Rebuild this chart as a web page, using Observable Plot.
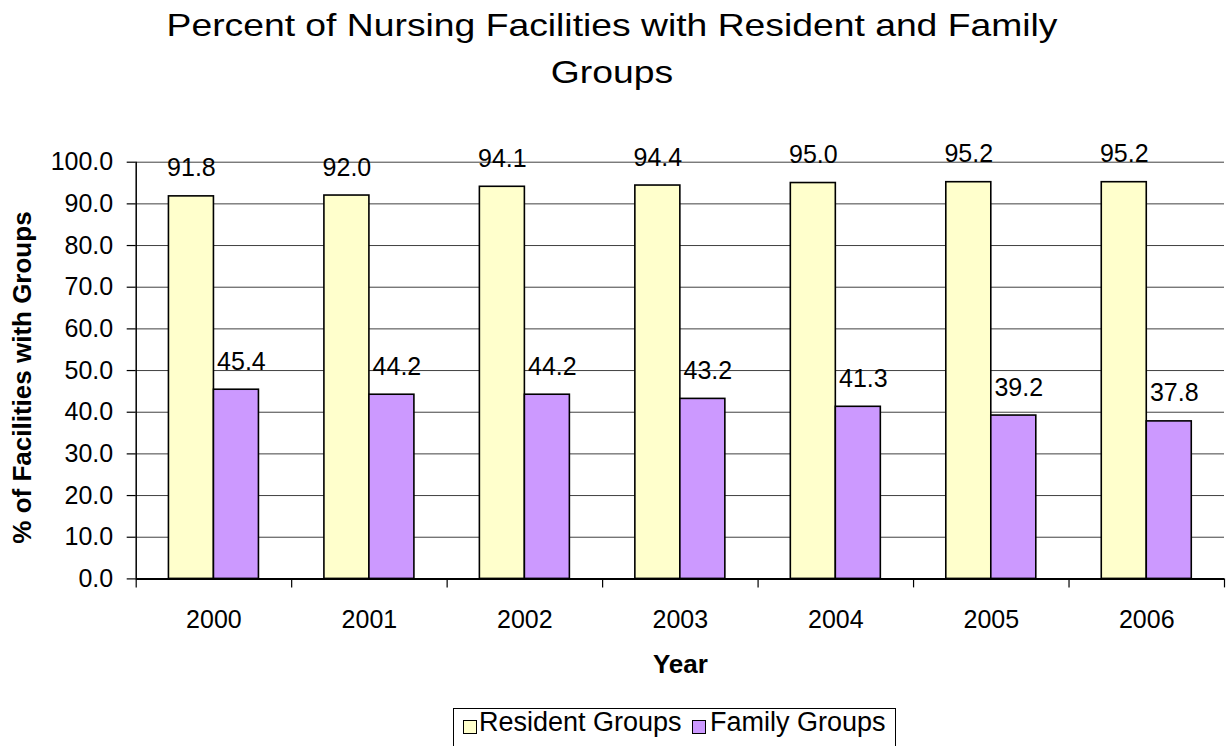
<!DOCTYPE html>
<html>
<head>
<meta charset="utf-8">
<script src="https://cdn.jsdelivr.net/npm/d3@7"></script>
<script src="https://cdn.jsdelivr.net/npm/@observablehq/plot@0.6"></script>
<style>
  html, body { margin: 0; padding: 0; background: #fff; }
  body { width: 1232px; height: 746px; position: relative; overflow: hidden; font-family: "Liberation Sans", Arial, sans-serif; color: #000; }
  #title { position: absolute; left: 0; top: 2px; width: 1224px; text-align: center; font-size: 32px; line-height: 47px; transform: scaleX(1.165); transform-origin: 612px 0; }
  #chart { position: absolute; left: 0; top: 100px; }
  #legend { position: absolute; left: 453px; top: 708px; width: 443px; height: 44px; border: 1px solid #000; box-sizing: border-box; }
  #legend .sw { position: absolute; top: 11px; width: 14px; height: 14px; border: 1.5px solid #000; box-sizing: border-box; }
  #legend .lb { position: absolute; top: 0px; font-size: 27px; line-height: 27px; white-space: nowrap; }
</style>
</head>
<body>
<div id="title"></div>
<div id="chart"></div>
<div id="legend"></div>
<script>
const titleLines = ["Percent of Nursing Facilities with Resident and Family", "Groups"];
const years = [2000, 2001, 2002, 2003, 2004, 2005, 2006];
const residentGroups = [91.8, 92.0, 94.1, 94.4, 95.0, 95.2, 95.2];
const familyGroups = [45.4, 44.2, 44.2, 43.2, 41.3, 39.2, 37.8];
const seriesNames = ["Resident Groups", "Family Groups"];
const seriesColors = ["#FFFFCC", "#CC99FF"];
const yTicks = [0, 10, 20, 30, 40, 50, 60, 70, 80, 90, 100];
const xTitle = "Year";
const yTitle = "% of Facilities with Groups";

document.getElementById("title").innerHTML = titleLines.join("<br>");

const resident = years.map((year, i) => ({year, value: residentGroups[i]}));
const family = years.map((year, i) => ({year, value: familyGroups[i]}));
const boundaries = years.map(y => y - 0.5).concat([years[years.length - 1] + 0.5]);
const fmt = d3.format(".1f");

const W = 1232, H = 600;
const mL = 135.7, mR = 8, mT = 61.7, mB = 121.6;
const step = (W - mL - mR) / years.length;
const barW = 45;
const gap = (step - 2 * barW) / 2;

const chart = Plot.plot({
  width: W,
  height: H,
  marginTop: mT,
  marginBottom: mB,
  marginLeft: mL,
  marginRight: mR,
  style: {fontFamily: "'Liberation Sans', Arial, sans-serif", fontSize: "25px", color: "#000", background: "#fff"},
  x: {type: "linear", domain: [boundaries[0], boundaries[boundaries.length - 1]]},
  y: {domain: [0, 100]},
  marks: [
    Plot.gridY(yTicks, {stroke: "#000", strokeOpacity: 0.75, strokeWidth: 1}),
    Plot.rectY(resident, {x1: d => d.year - 0.5, x2: d => d.year + 0.5, y1: 0, y2: "value", fill: seriesColors[0], stroke: "#000", strokeWidth: 1.6, insetLeft: gap, insetRight: step - gap - barW}),
    Plot.rectY(family, {x1: d => d.year - 0.5, x2: d => d.year + 0.5, y1: 0, y2: "value", fill: seriesColors[1], stroke: "#000", strokeWidth: 1.6, insetLeft: gap + barW, insetRight: gap}),
    Plot.ruleY([0], {stroke: "#000", strokeWidth: 2}),
    Plot.ruleX([boundaries[0]], {y1: 0, y2: 100, stroke: "#000", strokeWidth: 1.5}),
    Plot.axisY(yTicks, {tickSize: 9, tickPadding: 14, tickFormat: fmt, label: null, fontSize: 25, strokeWidth: 1.2}),
    Plot.axisX(boundaries, {tickSize: 9, tickFormat: () => "", label: null, strokeWidth: 1.2}),
    Plot.axisX(years, {tickSize: 0, tickPadding: 31, tickFormat: d => String(d), label: null, fontSize: 25}),
    Plot.text(resident, {x: "year", y: "value", text: d => fmt(d.value), dx: -(step / 2 - gap - barW / 2), dy: -20, lineAnchor: "bottom", fontSize: 25}),
    Plot.text(family, {x: "year", y: "value", text: d => fmt(d.value), dx: (step / 2 - gap - barW / 2) + 5, dy: -20, lineAnchor: "bottom", fontSize: 25}),
    Plot.text([xTitle], {text: d => d, frameAnchor: "bottom", dy: 94.3, lineAnchor: "bottom", fontWeight: "bold", fontSize: 26}),
    Plot.text([yTitle], {text: d => d, frameAnchor: "left", textAnchor: "middle", rotate: -90, dx: -114, dy: 7, fontWeight: "bold", fontSize: 26})
  ]
});
document.getElementById("chart").appendChild(chart);

// legend
const legend = document.getElementById("legend");
const swLeft = [8.5, 237.5];
const lbLeft = [25, 256];
seriesNames.forEach((name, i) => {
  const sw = document.createElement("div");
  sw.className = "sw";
  sw.style.left = swLeft[i] + "px";
  sw.style.background = seriesColors[i];
  legend.appendChild(sw);
  const lb = document.createElement("span");
  lb.className = "lb";
  lb.style.left = lbLeft[i] + "px";
  lb.textContent = name;
  legend.appendChild(lb);
});
</script>
</body>
</html>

· · ·

Show the lines of the material that contain the word "chart".

» **RESULT BELOW**
Rebuild this chart as a web page, using Observable Plot.
  #chart { position: absolute; left: 0; top: 100px; }
<div id="chart"></div>
const chart = Plot.plot({
document.getElementById("chart").appendChild(chart);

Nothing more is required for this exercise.